__Work instructions__
Look through the data below and output, unchanged, every line from the one holding "What React, TypeScript" through the one holding "const baseY = 423;", inclusive. Skip the pictures.

== Provided records ==

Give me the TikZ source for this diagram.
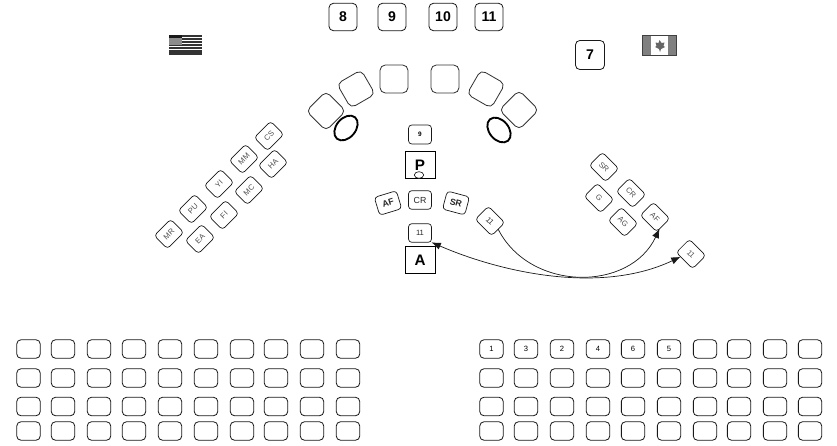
\documentclass[tikz,border=0pt]{standalone}
\usepackage{fontspec}
\setmainfont{Liberation Sans}
\usepackage{xcolor}
\usetikzlibrary{arrows.meta,shapes.geometric}

\begin{document}
\begin{tikzpicture}[
  x=0.03cm, y=-0.03cm,
  font=\small,
  numbox/.style={draw=black!90, line width=0.7pt, rounded corners=0.13cm, inner sep=0pt, outer sep=0pt,
                 minimum width=0.84cm, minimum height=0.82cm, font=\fontsize{12}{12}\selectfont\bfseries},
  bigseat/.style={draw=black!80, line width=0.7pt, rounded corners=0.16cm, inner sep=0pt, outer sep=0pt,
                  minimum size=0.84cm},
  ring/.style={draw, ellipse, line width=1.6pt, inner sep=0pt, minimum width=0.84cm, minimum height=0.58cm},
  tag/.style={draw=black!90, line width=0.6pt, rounded corners=0.1cm, inner sep=0pt, outer sep=0pt,
              minimum width=0.69cm, minimum height=0.56cm, text=black!70, font=\fontsize{6.5}{7}\selectfont},
  midtag/.style={tag, text=black!85, font=\fontsize{7.5}{8}\selectfont\bfseries},
  chair/.style={draw, line width=0.6pt, inner sep=0pt, outer sep=0pt,
                minimum width=0.9cm, minimum height=0.79cm, font=\fontsize{13}{13}\selectfont\bfseries},
  rowseat/.style={draw=black!90, line width=0.7pt, rounded corners=0.12cm, inner sep=0pt, outer sep=0pt,
                  minimum width=0.7cm, minimum height=0.55cm, font=\fontsize{6.5}{7}\selectfont},
  flow/.style={-{Latex[length=2.8mm,width=2.2mm]}, line width=0.6pt, black!90},
  twoway/.style={{Latex[length=2.8mm,width=2.2mm]}-{Latex[length=2.8mm,width=2.2mm]}, line width=0.6pt, black!90}
]
\useasboundingbox (0,0) rectangle (837,445);

\node[numbox] (n8) at (343,17) {8};
\node[numbox] (n9) at (392,17) {9};
\node[numbox] (n10) at (443,17) {10};
\node[numbox] (n11) at (489,17) {11};
\node[numbox, minimum size=0.87cm] (n7) at (590,55) {7};

% flags
\fill[white] (169,35) rectangle (202,54);
\foreach \y in {35,38,...,53}
  \fill[black!80] (169,\y) rectangle (202,\y+1.5);
\fill[black!80] (169,52) rectangle (202,54);
\fill[black!45] (169,35) rectangle (182,45);
\fill[black!90] (169,35) rectangle (182,38);
\fill[black!75] (642,35) rectangle (677,56);
\fill[black!50] (643,36) rectangle (651,55);
\fill[black!50] (668,36) rectangle (676,55);
\fill[white] (651,36) rectangle (668,55);
\fill[black!60] (659.5,40) -- (661.5,43) -- (664.5,42.5) -- (663.5,46) -- (665,47) -- (661,49)
  -- (660,52) -- (659,49) -- (655,47) -- (656.5,46) -- (655.5,42.5) -- (658.5,43) -- cycle;

\node[bigseat, rotate=45] (s1) at (326,111) {};
\node[bigseat, rotate=30] (s2) at (356,89) {};
\node[bigseat] (s3) at (394,79) {};
\node[bigseat] (s4) at (445,79) {};
\node[bigseat, rotate=-30] (s5) at (486,89) {};
\node[bigseat, rotate=45] (s6) at (519,110) {};
\node[ring, rotate=50] (r1) at (346,128) {};
\node[ring, rotate=-50] (r2) at (499,130) {};

\foreach \lab/\px/\py in {CS/269/136,MM/244/159,YI/219/184,PU/193/209,MR/169/234,
                          HA/273/164,MC/249/190,FI/224/215,EA/200/239}
  \node[tag, rotate=45] (u\lab) at (\px,\py) {\lab};

\foreach \lab/\px/\py in {SR/604/167,CR/631/193,G/599/198,AG/623/222}
  \node[tag, rotate=-45] (c\lab) at (\px,\py) {\lab};
\node[tag, rotate=-45] (cAF) at (655,217) {AF};
\node[tag, rotate=-45] (far) at (691,254) {11};

\node[tag, text=black, minimum height=0.57cm, font=\fontsize{5.5}{6}\selectfont\bfseries] (q9) at (420,134.5) {9};
\node[chair] (pbox) at (420,165) {P};
\node[draw, ellipse, fill=white, line width=0.5pt, inner sep=0pt, minimum width=0.28cm, minimum height=0.2cm] (pdot) at (419,175) {};
\node[midtag, rotate=17] (mAF) at (388,203) {AF};
\node[midtag, font=\fontsize{7.5}{8}\selectfont] (mCR) at (420,200) {CR};
\node[midtag, rotate=-15] (mSR) at (456,203) {SR};
\node[tag, rotate=-45, text=black!85] (mov) at (490,221) {11};
\node[tag, text=black!85] (q11) at (420,233) {11};
\node[chair] (abox) at (420,260) {A};

\draw[flow] (mov.east) .. controls (530,292) and (630,292) .. (cAF.-24);
\draw[twoway] (q11.south east) .. controls (500,272) and (600,295) .. (far.240);

\foreach \px [count=\i] in {28.5,63,99,134,170,206,242,276,312,348}
  \foreach \py [count=\j] in {349,378,406.5,431}
    \node[rowseat] (l\i-\j) at (\px,\py) {};

\foreach \px/\lab [count=\i] in {491.5/1,526/3,562/2,598/4,633/6,669/5,705/,739/,775/,810/}
  \node[rowseat] (r\i-1) at (\px,349) {\lab};
\foreach \px [count=\i] in {491.5,526,562,598,633,669,705,739,775,810}
  \foreach \py [count=\j from 2] in {378,406.5,431}
    \node[rowseat] (r\i-\j) at (\px,\py) {};
\end{tikzpicture}
\end{document}
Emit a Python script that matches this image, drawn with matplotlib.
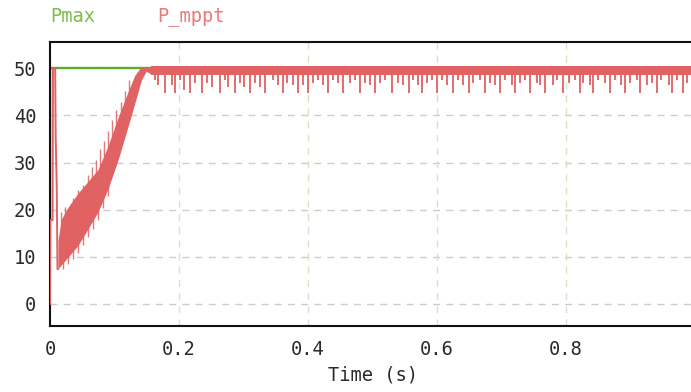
import numpy as np
import matplotlib
matplotlib.use("Agg")
import matplotlib.pyplot as plt

# ---------------- data ----------------
# Pmax (green)
pmax_t = [0.0, 0.0, 0.0004, 0.0004, 1.0]
pmax_v = [18.5, 35.5, 35.5, 50.0, 50.0]

# P_mppt start-up segment
start_t = [0.0, 0.0006, 0.0040, 0.0046, 0.0080, 0.0088, 0.0104, 0.0116, 0.0124]
start_v = [0.0, 17.8, 17.8, 50.0, 50.0, 35.5, 25.2, 7.4, 7.4]

# P_mppt oscillation band during the ramp (core envelope)
ramp_t = [0.0124, 0.0176, 0.0279, 0.0434, 0.0589, 0.0744, 0.0899, 0.1054, 0.1209,
          0.1313, 0.1416, 0.1493, 0.1566]
ramp_low = [7.4, 8.3, 9.9, 12.4, 15.9, 19.5, 24.4, 30.5, 37.6, 42.5, 47.5, 49.4, 48.8]
ramp_high = [13.5, 18.0, 20.5, 23.5, 26.0, 28.5, 33.5, 39.5, 45.0, 48.5, 50.4, 50.4, 50.4]

# upward spikes during the ramp (time, peak)
spike_up_t = [0.0176, 0.0238, 0.0357, 0.0434, 0.0512, 0.0589, 0.0656, 0.0708, 0.0770,
              0.0837, 0.0899, 0.0966, 0.1028, 0.1096, 0.1158, 0.1220]
spike_up_v = [19.6, 20.5, 22.5, 24.2, 25.2, 27.4, 29.1, 30.6, 32.8,
              34.5, 36.6, 39.1, 41.2, 42.8, 45.1, 47.5]
spike_up_base = [15.0, 17.0, 20.0, 22.0, 23.0, 24.0, 25.0, 26.0, 27.0,
                 28.0, 30.0, 32.0, 34.0, 36.0, 40.0, 44.0]

# downward spikes during the ramp (time, bottom)
spike_dn_t = [0.0202, 0.0279, 0.0357, 0.0434, 0.0512, 0.0589, 0.0667, 0.0744, 0.0822, 0.0899]
spike_dn_v = [7.5, 8.4, 9.6, 10.9, 12.4, 14.1, 15.9, 17.9, 20.3, 23.0]
spike_dn_top = [12.0, 14.0, 16.0, 18.0, 20.0, 22.0, 24.0, 26.0, 28.0, 30.0]

# steady state band and its dips
steady_t = [0.1566, 1.0]
steady_low = [48.6, 48.6]
steady_high = [50.4, 50.4]

dip_t = [0.1628, 0.168, 0.178, 0.189, 0.194, 0.2016, 0.207, 0.217, 0.225, 0.235, 0.243, 0.251,
         0.264, 0.271, 0.276, 0.287, 0.295, 0.300, 0.310, 0.318, 0.326, 0.333,
         0.346, 0.354, 0.362, 0.367, 0.377, 0.385, 0.393, 0.400, 0.408, 0.416, 0.424, 0.431,
         0.439, 0.447, 0.455, 0.465, 0.473, 0.481, 0.488, 0.496, 0.504, 0.512, 0.519, 0.530, 0.540,
         0.548, 0.556, 0.563, 0.571, 0.576, 0.584, 0.592, 0.600, 0.607, 0.615, 0.625, 0.633,
         0.641, 0.649, 0.656, 0.667, 0.674, 0.682, 0.690, 0.698, 0.705, 0.716, 0.721, 0.729,
         0.736, 0.744, 0.755, 0.760, 0.767,
         0.780, 0.786, 0.796, 0.804, 0.814, 0.822, 0.827, 0.837, 0.842, 0.850, 0.860, 0.868,
         0.876, 0.886, 0.891, 0.899, 0.910, 0.915, 0.925, 0.933, 0.941, 0.948, 0.959, 0.964,
         0.972, 0.982, 0.987]
dip_v = [47.6, 46.5, 44.7, 46.5, 44.7, 47.6, 45.4, 44.7, 46.8, 44.7, 46.8, 46.1,
         44.7, 47.6, 46.1, 44.7, 46.8, 46.1, 44.7, 46.8, 46.1, 44.7,
         47.6, 46.5, 44.7, 46.8, 46.5, 44.7, 46.5, 44.7, 46.8, 47.6, 46.5, 44.7,
         47.6, 46.8, 44.7, 46.8, 47.6, 44.7, 46.8, 46.5, 44.7, 46.8, 47.6, 44.7, 46.8,
         46.5, 44.7, 47.6, 46.5, 44.7, 46.8, 47.6, 44.7, 47.6, 46.5, 44.7, 47.6,
         46.5, 44.7, 46.8, 47.6, 44.7, 46.8, 46.5, 44.7, 47.6, 46.5, 44.7, 46.8,
         47.6, 44.7, 46.8, 46.5, 44.7,
         46.5, 47.6, 44.7, 46.8, 47.6, 44.7, 46.8, 46.5, 44.7, 47.6, 46.8, 44.7,
         47.6, 46.5, 44.7, 46.8, 47.6, 44.7, 46.5, 46.8, 44.7, 47.6, 46.5, 44.7,
         47.6, 44.7, 46.8]

x_ticks = [0, 0.2, 0.4, 0.6, 0.8, 1.0]
x_ticklabels = ["0", "0.2", "0.4", "0.6", "0.8", "1"]
y_ticks = [0, 10, 20, 30, 40, 50]
y_ticklabels = ["0", "10", "20", "30", "40", "50"]

# ---------------- styling ----------------
RED = "#e06262"
GREEN = "#5fab2c"
FONT = "DejaVu Sans Mono"
FS = 13.5
plt.rcParams["font.family"] = FONT

fig = plt.figure(figsize=(6.91, 3.92), dpi=100)
ax = fig.add_axes([50 / 691, 1 - 326 / 392, 645 / 691, 284 / 392])
ax.set_xlim(0, 1.0)
ax.set_ylim(-4.7, 55.6)

# grid
for y in y_ticks:
    ax.axhline(y, color="#cccccc", lw=1.0, ls=(0, (5, 4.5)), zorder=0)
for x in x_ticks:
    ax.axvline(x, color="#d3e6c4", lw=1.0, ls=(0, (5, 4.5)), zorder=0)

# Pmax
ax.plot(pmax_t, pmax_v, color=GREEN, lw=1.7, zorder=2, solid_joinstyle="miter")

# P_mppt
ax.plot(start_t, start_v, color=RED, lw=1.4, zorder=3)
ax.fill_between(ramp_t, ramp_low, ramp_high, color=RED, lw=0, zorder=3)
ax.vlines(spike_up_t, spike_up_base, spike_up_v, color=RED, lw=1.0, alpha=0.85, zorder=3)
ax.vlines(spike_dn_t, spike_dn_v, spike_dn_top, color=RED, lw=1.0, alpha=0.85, zorder=3)
ax.fill_between(steady_t, steady_low, steady_high, color=RED, lw=0, zorder=3)
ax.vlines(dip_t, [48.8] * len(dip_t), dip_v, color=RED, lw=1.3, zorder=3)

# axes styling
for side in ["left", "bottom", "top", "right"]:
    ax.spines[side].set_color("#111111")
    ax.spines[side].set_linewidth(1.5)
ax.set_xticks(x_ticks)
ax.set_xticklabels(x_ticklabels)
ax.set_yticks(y_ticks)
ax.set_yticklabels(y_ticklabels)
ax.tick_params(length=0, labelsize=FS, colors="#2a2a2a")
ax.tick_params(axis="y", pad=10)
ax.tick_params(axis="x", pad=10)
ax.set_xlabel("Time (s)", fontsize=FS, color="#2a2a2a", labelpad=5)

# legend as text
fig.text(50 / 691, 1 - 17 / 392, "Pmax", color="#7cbf4a", fontsize=FS, ha="left", va="center")
fig.text(157 / 691, 1 - 17 / 392, "P_mppt", color="#ec7878", fontsize=FS, ha="left", va="center")

fig.savefig("out.png", dpi=100)
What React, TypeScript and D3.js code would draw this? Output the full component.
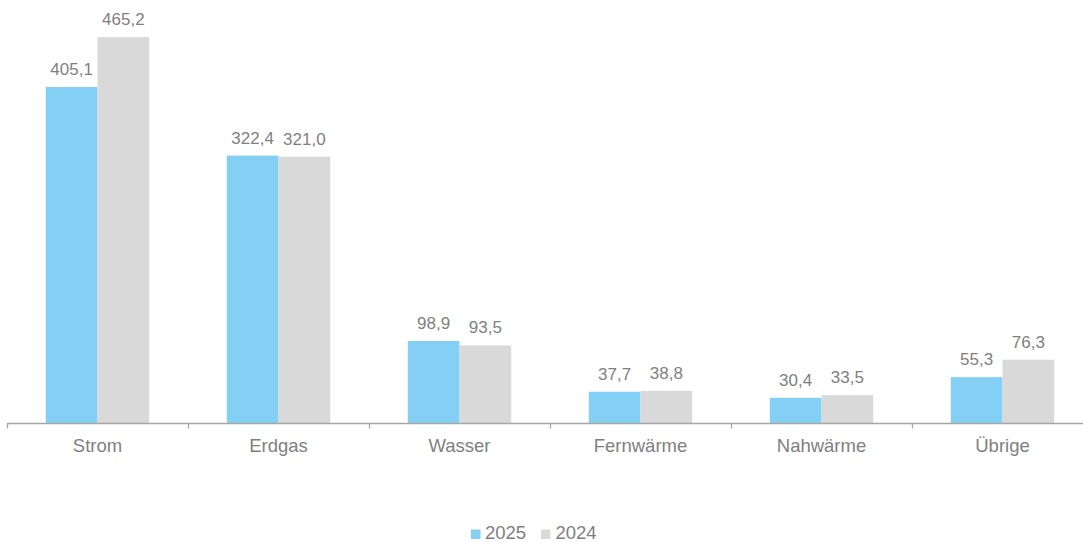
import React from "react";
import * as d3 from "d3";

const categories = ["Strom", "Erdgas", "Wasser", "Fernwärme", "Nahwärme", "Übrige"];
const series = ["2025", "2024"];
const values2025 = [405.1, 322.4, 98.9, 37.7, 30.4, 55.3];
const values2024 = [465.2, 321.0, 93.5, 38.8, 33.5, 76.3];
const colors = ["#84D0F5", "#D9D9D9"];

const W = 1083;
const H = 542;
const left = 7;
const band = 181;
const baseY = 423;

export default function App() {
  const x = d3.scaleBand<string>().domain(categories).range([left, left + band * categories.length]).paddingInner(0).paddingOuter(0);
  const xs = d3.scaleBand<string>().domain(series).range([0, band]).paddingInner(0).paddingOuter(0.75);
  const y = d3.scaleLinear().domain([0, 510]).range([baseY, 0]);
  const data = [values2025, values2024];
  const fmt = (v: number) => v.toFixed(1).replace(".", ",");
  const font = "'Liberation Sans', Arial, sans-serif";
  const textColor = "#7F7F7F";
  return (
    <svg width={W} height={H} style={{ position: "absolute", left: 0, top: 0 }} fontFamily={font}>
      {categories.map((c, i) => (
        <g key={c}>
          {series.map((s, j) => {
            const v = data[j][i];
            const bx = (x(c) as number) + (xs(s) as number);
            const bw = xs.bandwidth();
            return (
              <g key={s}>
                <rect x={bx} y={y(v)} width={bw} height={baseY - y(v)} fill={colors[j]} />
                <text x={bx + bw / 2} y={y(v) - 12} textAnchor="middle" fontSize={17} fill={textColor}>
                  {fmt(v)}
                </text>
              </g>
            );
          })}
          <text x={(x(c) as number) + band / 2} y={452} textAnchor="middle" fontSize={18.5} fill={textColor}>
            {c}
          </text>
        </g>
      ))}
      <line x1={left} x2={W} y1={baseY + 0.5} y2={baseY + 0.5} stroke="#A6A6A6" strokeWidth={1.3} />
      {d3.range(categories.length).map((i) => (
        <line key={i} x1={left + band * i + 0.5} x2={left + band * i + 0.5} y1={baseY} y2={baseY + 5.5} stroke="#A6A6A6" strokeWidth={1.3} />
      ))}
      <g>
        <rect x={471} y={529.5} width={9.5} height={9.5} fill={colors[0]} />
        <text x={485} y={539} fontSize={18.5} fill={textColor}>{series[0]}</text>
        <rect x={541} y={529.5} width={9.5} height={9.5} fill={colors[1]} />
        <text x={555.5} y={539} fontSize={18.5} fill={textColor}>{series[1]}</text>
      </g>
    </svg>
  );
}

===

__Complete response__
What React, TypeScript and D3.js code would draw this? Output the full component.
import React from "react";
import * as d3 from "d3";

const categories = ["Strom", "Erdgas", "Wasser", "Fernwärme", "Nahwärme", "Übrige"];
const series = ["2025", "2024"];
const values2025 = [405.1, 322.4, 98.9, 37.7, 30.4, 55.3];
const values2024 = [465.2, 321.0, 93.5, 38.8, 33.5, 76.3];
const colors = ["#84D0F5", "#D9D9D9"];

const W = 1083;
const H = 542;
const left = 7;
const band = 181;
const baseY = 423;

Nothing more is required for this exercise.